How to Approach Obtaining a Bad Credit Business Loan Alternative
Bad credit business loan alternatives allow small business owners with poor credit scores to gain access to capital, but work differently than traditional loans. While these products can help businesses by providing financing where they would otherwise not be able to get it, the costs are higher than a typical loan and can vary greatly depending on the company, the credit and sales strength of the applicant and the number of times they have taken out an advance. In order to make sure that a business owner’s application goes through with the highest chance of being funded, they should be aware of a few important aspects of their business that they should get in order first.
Research the companies you are considering. Just like a traditional bank, providers of business loan alternatives come in many sizes and some will naturally be disposed to work with greater or lower levels of risk. The higher the perceived risk on the part of the business applying for financing, the higher the relative cost will be. One of the ways that business owners can mitigate this issue is through choosing a company that is willing to offer them better terms after their first advance, creating the basis of a relationship. If there seems like there is no chance that you can continue working with a company, that can be a red flag.

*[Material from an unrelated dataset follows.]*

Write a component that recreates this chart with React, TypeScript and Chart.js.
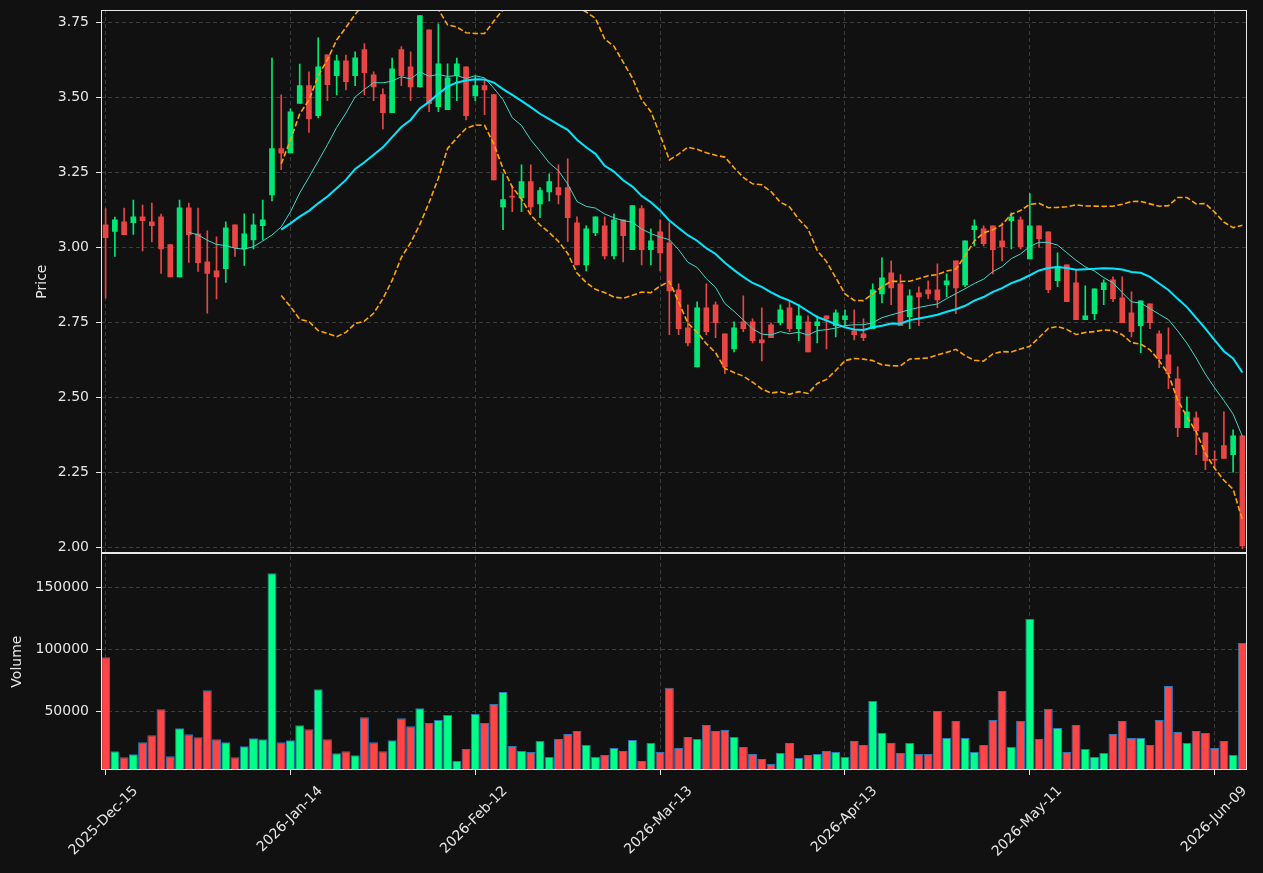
import React, { useEffect, useRef } from 'react';
import { Chart, registerables } from 'chart.js';

Chart.register(...registerables);

const tickIndex = [0, 20, 40, 60, 80, 100, 120];
const tickLabels = ['2025-Dec-15', '2026-Jan-14', '2026-Feb-12', '2026-Mar-13', '2026-Apr-13', '2026-May-11', '2026-Jun-09'];
const priceTicks = [2.0, 2.25, 2.5, 2.75, 3.0, 3.25, 3.5, 3.75];
const volumeTicks = [50000, 100000, 150000];

const openPrices = [
  3.074, 3.052, 3.084, 3.081, 3.101, 3.084, 3.101, 3.008, 2.901, 3.131,
  3.044, 2.951, 2.921, 2.928, 3.074, 2.994, 3.024, 3.071, 3.174, 3.328,
  3.314, 3.479, 3.538, 3.438, 3.641, 3.571, 3.621, 3.571, 3.658, 3.574,
  3.508, 3.448, 3.658, 3.601, 3.534, 3.724, 3.468, 3.458, 3.571, 3.601,
  3.504, 3.538, 3.508, 3.134, 3.170, 3.164, 3.218, 3.144, 3.184, 3.198,
  3.198, 3.081, 2.941, 3.048, 3.071, 2.971, 3.091, 2.991, 3.128, 2.991,
  3.051, 3.014, 2.858, 2.731, 2.601, 2.798, 2.808, 2.711, 2.661, 2.751,
  2.751, 2.691, 2.741, 2.748, 2.798, 2.728, 2.751, 2.738, 2.771, 2.738,
  2.758, 2.721, 2.711, 2.728, 2.844, 2.914, 2.878, 2.768, 2.848, 2.858,
  2.858, 2.874, 2.954, 2.874, 3.058, 3.061, 3.071, 3.021, 3.088, 3.091,
  2.961, 3.071, 3.051, 2.888, 2.941, 2.881, 2.758, 2.778, 2.858, 2.891,
  2.831, 2.781, 2.738, 2.811, 2.711, 2.641, 2.561, 2.398, 2.431, 2.381,
  2.293, 2.339, 2.308, 2.371,
];

const highPrices = [
  3.128, 3.100, 3.130, 3.157, 3.140, 3.147, 3.110, 3.008, 3.157, 3.147,
  3.130, 3.054, 3.034, 3.084, 3.074, 3.111, 3.111, 3.157, 3.630, 3.507,
  3.461, 3.610, 3.584, 3.697, 3.641, 3.640, 3.640, 3.651, 3.678, 3.584,
  3.527, 3.630, 3.668, 3.651, 3.771, 3.724, 3.744, 3.611, 3.630, 3.601,
  3.569, 3.558, 3.508, 3.244, 3.204, 3.274, 3.274, 3.198, 3.244, 3.274,
  3.294, 3.101, 3.071, 3.101, 3.101, 3.111, 3.091, 3.138, 3.138, 3.061,
  3.091, 3.081, 2.878, 2.808, 2.818, 2.878, 2.818, 2.711, 2.751, 2.838,
  2.761, 2.798, 2.748, 2.808, 2.821, 2.808, 2.771, 2.771, 2.771, 2.791,
  2.791, 2.791, 2.761, 2.878, 2.964, 2.954, 2.908, 2.858, 2.868, 2.888,
  2.944, 2.911, 2.954, 3.021, 3.091, 3.071, 3.071, 3.081, 3.114, 3.101,
  3.178, 3.071, 3.051, 2.981, 2.941, 2.924, 2.871, 2.861, 2.891, 2.901,
  2.901, 2.851, 2.821, 2.811, 2.721, 2.731, 2.601, 2.501, 2.451, 2.381,
  2.321, 2.451, 2.391, 2.371,
];

const lowPrices = [
  2.830, 2.969, 3.041, 3.042, 2.987, 3.017, 2.912, 2.901, 2.901, 2.949,
  2.919, 2.780, 2.827, 2.882, 2.969, 2.939, 2.994, 3.024, 3.154, 3.258,
  3.314, 3.479, 3.382, 3.430, 3.488, 3.507, 3.524, 3.538, 3.507, 3.488,
  3.394, 3.448, 3.538, 3.488, 3.534, 3.451, 3.451, 3.460, 3.488, 3.424,
  3.488, 3.441, 3.224, 3.058, 3.118, 3.118, 3.111, 3.098, 3.154, 3.144,
  3.019, 2.941, 2.921, 3.038, 2.961, 2.961, 2.951, 2.991, 2.941, 2.941,
  2.921, 2.708, 2.708, 2.671, 2.601, 2.708, 2.698, 2.578, 2.651, 2.718,
  2.681, 2.621, 2.698, 2.741, 2.718, 2.688, 2.651, 2.681, 2.661, 2.701,
  2.740, 2.691, 2.688, 2.728, 2.814, 2.808, 2.738, 2.728, 2.738, 2.828,
  2.798, 2.834, 2.778, 2.868, 3.004, 3.004, 2.911, 2.954, 2.994, 2.994,
  2.961, 3.000, 2.848, 2.868, 2.818, 2.758, 2.758, 2.758, 2.808, 2.818,
  2.748, 2.701, 2.648, 2.728, 2.598, 2.528, 2.368, 2.398, 2.308, 2.258,
  2.264, 2.296, 2.250, 1.994,
];

const closePrices = [
  3.031, 3.091, 3.041, 3.101, 3.088, 3.071, 2.994, 2.901, 3.131, 3.041,
  2.948, 2.912, 2.901, 3.064, 2.998, 3.044, 3.074, 3.091, 3.328, 3.313,
  3.451, 3.538, 3.428, 3.601, 3.541, 3.621, 3.551, 3.631, 3.581, 3.534,
  3.448, 3.594, 3.571, 3.534, 3.771, 3.478, 3.611, 3.564, 3.611, 3.438,
  3.538, 3.524, 3.224, 3.158, 3.166, 3.218, 3.134, 3.188, 3.218, 3.174,
  3.098, 2.941, 3.061, 3.101, 2.971, 3.091, 3.038, 3.138, 2.991, 3.021,
  2.981, 2.854, 2.728, 2.681, 2.798, 2.718, 2.748, 2.601, 2.731, 2.728,
  2.688, 2.681, 2.698, 2.791, 2.728, 2.771, 2.651, 2.751, 2.761, 2.781,
  2.771, 2.708, 2.698, 2.858, 2.898, 2.864, 2.738, 2.838, 2.834, 2.844,
  2.824, 2.888, 2.864, 3.021, 3.071, 3.011, 2.991, 3.001, 3.101, 3.001,
  3.071, 3.028, 2.858, 2.934, 2.818, 2.758, 2.771, 2.861, 2.881, 2.828,
  2.748, 2.718, 2.821, 2.748, 2.628, 2.578, 2.398, 2.451, 2.388, 2.288,
  2.290, 2.296, 2.371, 2.004,
];

const volumes = [
  93500, 17700, 12900, 15300, 25000, 30600, 51600, 13700, 36300, 31400,
  29000, 66900, 27400, 25000, 12900, 21800, 28200, 27400, 161300, 25000,
  26600, 38700, 35500, 67700, 27400, 16100, 17700, 14500, 45200, 25000,
  17700, 26600, 44400, 37900, 52400, 40600, 43000, 47000, 10000, 19600,
  47800, 40600, 55900, 65600, 22000, 18000, 17200, 26000, 13100, 27700,
  31700, 34100, 22800, 13100, 14800, 20400, 18000, 26900, 10000, 24400,
  17200, 68900, 20400, 29300, 27700, 39000, 34100, 34900, 29300, 21200,
  15600, 11500, 7500, 16400, 24400, 12300, 14800, 15600, 18000, 17200,
  13100, 26000, 22800, 58300, 32500, 24400, 16400, 24400, 15600, 15600,
  50200, 28500, 42200, 28500, 17200, 22800, 43000, 66400, 21200, 42200,
  124500, 27700, 51900, 36500, 17200, 39000, 19600, 13100, 16400, 31700,
  42200, 28500, 28500, 22800, 43000, 70400, 33300, 24400, 34100, 32500,
  20400, 26000, 14800, 105100,
];

const CANDLE_UP = '#00e676';
const CANDLE_DOWN = '#e84545';
const VOL_UP = '#00ff88';
const VOL_DOWN = '#ff4545';

function rollingMean(arr: number[], n: number): (number | null)[] {
  return arr.map((_, i) => {
    if (i < n - 1) return null;
    let s = 0;
    for (let k = i - n + 1; k <= i; k++) s += arr[k];
    return s / n;
  });
}

function rollingStd(arr: number[], n: number): (number | null)[] {
  return arr.map((_, i) => {
    if (i < n - 1) return null;
    let s = 0;
    for (let k = i - n + 1; k <= i; k++) s += arr[k];
    const m = s / n;
    let v = 0;
    for (let k = i - n + 1; k <= i; k++) v += (arr[k] - m) * (arr[k] - m);
    return Math.sqrt(v / n);
  });
}

export default function App() {
  const ref = useRef<HTMLCanvasElement>(null);

  useEffect(() => {
    const canvas = ref.current;
    if (!canvas) return;
    Chart.defaults.font.family = "'DejaVu Sans', sans-serif";
    Chart.defaults.font.size = 14;
    Chart.defaults.color = '#e6e6e6';

    const labels = closePrices.map((_, i) => String(i));
    const isUp = closePrices.map((c, i) => c >= openPrices[i]);
    const ma10 = rollingMean(closePrices, 10);
    const ma20 = rollingMean(closePrices, 20);
    const sd20 = rollingStd(closePrices, 20);
    const bbUpper = ma20.map((m, i) => (m === null ? null : m + 2 * (sd20[i] as number)));
    const bbLower = ma20.map((m, i) => (m === null ? null : m - 2 * (sd20[i] as number)));

    const framePlugin = {
      id: 'panelFrames',
      afterDatasetsDraw(chart: any) {
        const { ctx, chartArea } = chart;
        const ys = chart.scales.y;
        const yv = chart.scales.yv;
        ctx.save();
        ctx.strokeStyle = '#e8e8e8';
        ctx.lineWidth = 1;
        const l = Math.round(chartArea.left) + 0.5;
        const r = Math.round(chartArea.right) - 0.5;
        ctx.strokeRect(l, Math.round(ys.top) + 0.5, r - l, Math.round(ys.bottom) - Math.round(ys.top) - 1);
        ctx.strokeRect(l, Math.round(yv.top) + 0.5, r - l, Math.round(yv.bottom) - Math.round(yv.top) - 1);
        ctx.restore();
      },
    };

    const gridColor = '#3c3c3c';
    const dash = [4, 3];

    const chart = new Chart(canvas, {
      type: 'bar',
      data: {
        labels,
        datasets: [
          {
            type: 'line',
            label: 'BB Upper',
            data: bbUpper,
            yAxisID: 'y',
            borderColor: '#ffa500',
            borderWidth: 1.6,
            borderDash: [5.5, 2.5],
            pointRadius: 0,
            tension: 0,
            order: 0,
          },
          {
            type: 'line',
            label: 'BB Lower',
            data: bbLower,
            yAxisID: 'y',
            borderColor: '#ffa500',
            borderWidth: 1.6,
            borderDash: [5.5, 2.5],
            pointRadius: 0,
            tension: 0,
            order: 0,
          },
          {
            type: 'line',
            label: 'MA10',
            data: ma10,
            yAxisID: 'y',
            borderColor: '#40d8c8',
            borderWidth: 1,
            pointRadius: 0,
            tension: 0,
            order: 0,
          },
          {
            type: 'line',
            label: 'MA20',
            data: ma20,
            yAxisID: 'y',
            borderColor: '#00e8ff',
            borderWidth: 2,
            pointRadius: 0,
            tension: 0,
            order: 0,
          },
          {
            type: 'bar',
            label: 'Body',
            data: openPrices.map((o, i) => [o, closePrices[i]]) as any,
            yAxisID: 'y',
            backgroundColor: isUp.map((u) => (u ? CANDLE_UP : CANDLE_DOWN)),
            borderWidth: 0,
            barThickness: 5,
            grouped: false,
            order: 2,
          },
          {
            type: 'bar',
            label: 'Wick',
            data: lowPrices.map((lo, i) => [lo, highPrices[i]]) as any,
            yAxisID: 'y',
            backgroundColor: isUp.map((u) => (u ? CANDLE_UP : CANDLE_DOWN)),
            borderWidth: 0,
            barThickness: 1,
            grouped: false,
            order: 3,
          },
          {
            type: 'bar',
            label: 'Volume',
            data: volumes,
            yAxisID: 'yv',
            backgroundColor: isUp.map((u) => (u ? VOL_UP : VOL_DOWN)),
            borderColor: '#2f78b8',
            borderWidth: 1,
            barPercentage: 0.97,
            categoryPercentage: 1,
            grouped: false,
            order: 4,
          },
        ],
      },
      options: {
        responsive: false,
        animation: false,
        devicePixelRatio: 1,
        layout: { padding: { left: 0, right: 16, top: 10, bottom: 0 } },
        plugins: {
          legend: { display: false },
          tooltip: { enabled: false },
        },
        scales: {
          x: {
            type: 'category',
            offset: true,
            grid: {
              offset: false,
              color: gridColor,
              lineWidth: 1,
              drawTicks: true,
              tickLength: 5,
              tickColor: '#e8e8e8',
              tickBorderDash: [],
            },
            border: { display: false, dash },
            ticks: {
              autoSkip: false,
              maxRotation: 45,
              minRotation: 45,
              padding: 8,
              labelOffset: 30,
              color: '#e6e6e6',
              font: { size: 14 },
              callback: (value: any) => {
                const k = tickIndex.indexOf(Number(value));
                return k >= 0 ? tickLabels[k] : '';
              },
            },
            afterBuildTicks: (scale: any) => {
              scale.ticks = tickIndex.map((v) => ({ value: v }));
            },
            afterFit: (scale: any) => {
              scale.height = 103;
              scale.paddingLeft = 0;
              scale.paddingRight = 0;
            },
          },
          yv: {
            type: 'linear',
            position: 'left',
            stack: 'panels',
            stackWeight: 216.7,
            min: 2660,
            max: 177400,
            grid: {
              color: gridColor,
              drawTicks: true,
              tickLength: 5,
              tickColor: '#e8e8e8',
              tickBorderDash: [],
            },
            border: { display: false, dash },
            ticks: {
              padding: 7,
              color: '#e6e6e6',
              font: { size: 14 },
              callback: (v: any) => String(v),
            },
            afterBuildTicks: (scale: any) => {
              scale.ticks = volumeTicks.map((v) => ({ value: v }));
            },
            afterFit: (scale: any) => {
              scale.width = 101;
              scale.paddingTop = 0;
              scale.paddingBottom = 0;
            },
            title: {
              display: true,
              text: 'Volume',
              color: '#e6e6e6',
              font: { size: 14 },
              padding: { top: 8.6, bottom: 0 },
            },
          },
          y: {
            type: 'linear',
            position: 'left',
            stack: 'panels',
            stackWeight: 543,
            min: 1.98,
            max: 3.79,
            grid: {
              color: gridColor,
              drawTicks: true,
              tickLength: 5,
              tickColor: '#e8e8e8',
              tickBorderDash: [],
            },
            border: { display: false, dash },
            ticks: {
              padding: 7,
              color: '#e6e6e6',
              font: { size: 14 },
              callback: (v: any) => Number(v).toFixed(2),
            },
            afterBuildTicks: (scale: any) => {
              scale.ticks = priceTicks.map((v) => ({ value: v }));
            },
            afterFit: (scale: any) => {
              scale.width = 101;
              scale.paddingTop = 0;
              scale.paddingBottom = 0;
            },
            title: {
              display: true,
              text: 'Price',
              color: '#e6e6e6',
              font: { size: 14 },
              padding: { top: 33.6, bottom: 0 },
            },
          },
        },
      } as any,
      plugins: [framePlugin],
    });

    return () => chart.destroy();
  }, []);

  return (
    <div style={{ position: 'fixed', left: 0, top: 0, width: 1263, height: 873, background: '#111111' }}>
      <canvas ref={ref} width={1263} height={873} style={{ display: 'block', width: 1263, height: 873 }} />
    </div>
  );
}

See what you can get approved for. During due diligence, bad credit business loan alternatives are calibrated mostly depending on the sales history reflected in a business’s monthly deposits. Positive signs include a month by month increase in sales volume, payment of major bills, and years, as opposed to months in business. That being said, the business owners who need fast access to capital the most may be newer and in the process of growth. It is recommended that these business owners see what they can get approved for, then compare and contrast offers. Some capital providers are willing to fund what is called a second position advance, allowing business owners to get more capital in the event that a single approval does not cover their needs.
Have a plan for the use of the financing. A bad credit business loan alternative usually has a relatively short payback period when compared with a traditional bank loan. For this reason, business owners should have a plan in place to quickly turn around their capital and put it to work for them. Not only is it in their best interest to set up a productive use of their financing, but it will help them get a larger approval if they choose to renew should their investments result in higher sales.